I have an old friend, snarky snarky improvisor and essayist, who would be SO into that. "Brave? I just don't want to DIE."
Support vibes to ND and Kristin. ND, I hope you're quickly over your illness. The Bitches are wise. Both of you take extra care of yourselves--you can't support anybody else if you're wobbly. Strength and courage wished for both of you.
Tamara, take whatever strength you can from the support you find here. It means more than you'd ever think until it's there when you need it.
If I were in charge of the world, this would be a law. Every book in a series would have to have all the books in the series listed, latest to earliest.
At the very least, every author in these modern times ought to have that info on a website.
Continuing to enjoy the ongoing saga of meara and the GILF, though I'm thinking if/when the sex finally happens it'll have to be pretty much the most mindblowingly wild and awesome ever to be worth going through so much to get there...
I am heartbroken that I missed the timely window to wish JZ a Happy Birthday. I hope it was stellar, dear, and that the year ahead is filled with amazing adventures, new discoveries, much accomplishment, and a generous leavening of fun. Also? Sparklers. Somewhere in there, there should be sparklers.
(((GC))) My sympathies. The right decision is always difficult. But it's a wise woman who recognizes the solace in ice cream. (((GC))) again, just because.
Erin is adorable, drunk or sober. And meara and Fay's assorted satellites need to open their eyes and see the gorgeousness before them and pay proper homage. Yes.

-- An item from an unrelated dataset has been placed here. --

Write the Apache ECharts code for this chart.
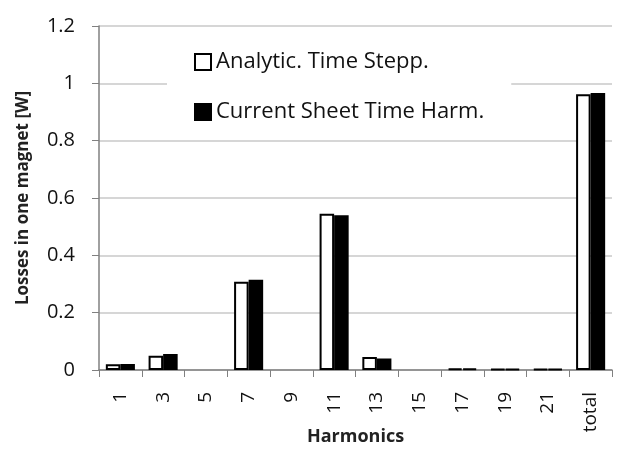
<!DOCTYPE html>
<html>
<head>
<meta charset="utf-8">
<script src="https://cdn.jsdelivr.net/npm/echarts@6/dist/echarts.min.js"></script>
<style>
html, body { margin: 0; padding: 0; background: #fff; }
#chart { width: 620px; height: 450px; }
</style>
</head>
<body>
<div id="chart"></div>
<script>
var harmonics = ['1', '3', '5', '7', '9', '11', '13', '15', '17', '19', '21', 'total']
// no bar is drawn for 5, 9 and 15
var analyticValues = [0.02, 0.05, null, 0.308, null, 0.545, 0.045, null, 0.005, 0.003, 0.003, 0.962]
var currentSheetValues = [0.021, 0.056, null, 0.315, null, 0.54, 0.04, null, 0.005, 0.003, 0.003, 0.966]
var yTicks = [0, 0.2, 0.4, 0.6, 0.8, 1, 1.2]

var font = '"Open Sans", "Liberation Sans", sans-serif'
var chart = echarts.init(document.getElementById('chart'))
chart.setOption({
  backgroundColor: '#fff',
  animation: false,
  textStyle: { fontFamily: font },
  grid: { left: 99, right: 8, top: 26, bottom: 80, containLabel: false, outerBoundsMode: 'none' },
  legend: {
    orient: 'vertical',
    left: 167,
    top: 45,
    padding: [6, 27, 6, 27],
    itemGap: 28,
    itemWidth: 16,
    itemHeight: 16,
    backgroundColor: '#fff',
    textStyle: { fontSize: 22, lineHeight: 22, color: '#111', fontFamily: font },
    data: [
      { name: 'Analytic. Time Stepp.', icon: 'rect', itemStyle: { color: '#fff', borderColor: '#000', borderWidth: 2 } },
      { name: 'Current Sheet Time Harm.', icon: 'rect', itemStyle: { color: '#000', borderColor: '#000', borderWidth: 2 } }
    ]
  },
  xAxis: {
    type: 'category',
    data: harmonics,
    name: 'Harmonics',
    nameLocation: 'middle',
    nameGap: 58,
    nameMoveOverlap: false,
    nameTextStyle: { fontSize: 18, fontWeight: 'bold', color: '#222' },
    axisLine: { lineStyle: { color: '#808080', width: 1.5 } },
    axisTick: { show: true, length: 7, lineStyle: { color: '#808080' } },
    axisLabel: { rotate: 90, fontSize: 19, color: '#111', margin: 22 }
  },
  yAxis: {
    type: 'value',
    min: yTicks[0],
    max: yTicks[yTicks.length - 1],
    interval: 0.2,
    name: 'Losses in one magnet [W]',
    nameLocation: 'middle',
    nameGap: 67,
    nameMoveOverlap: false,
    nameTextStyle: { fontSize: 17, fontWeight: 'bold', color: '#222' },
    axisLine: { show: true, lineStyle: { color: '#808080', width: 1.5 } },
    axisTick: { show: true, length: 7, lineStyle: { color: '#808080' } },
    axisLabel: { fontSize: 20, color: '#111', margin: 24 },
    splitLine: { lineStyle: { color: '#c8c8c8', width: 1.5 } }
  },
  series: [
    {
      name: 'Analytic. Time Stepp.',
      type: 'bar',
      data: analyticValues,
      barGap: '0%',
      barCategoryGap: '32%',
      itemStyle: { color: '#fff', borderColor: '#000', borderWidth: 2 }
    },
    {
      name: 'Current Sheet Time Harm.',
      type: 'bar',
      data: currentSheetValues,
      itemStyle: { color: '#000', borderColor: '#000', borderWidth: 2 }
    }
  ]
})
</script>
</body>
</html>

I have sad and responsible errands today, ones I would rather not do. But since the other parties involved are 7 and 15, somebody has to drive. Guess that's me.
Hee. mears's GILF stories are making me laugh. meara's my lesbian West Coast self and Trudy is my het East Coast self. I am a little drunk, so I am very philsophical. Ha. I spelled that right.
Awww... I feel like a wonder twin of hotness!
Happiest of birthdays to you, Hec!!!
Tears have been flowing, but we are going to go to our local shelter today and see if there is a kitty that needs to come home with us.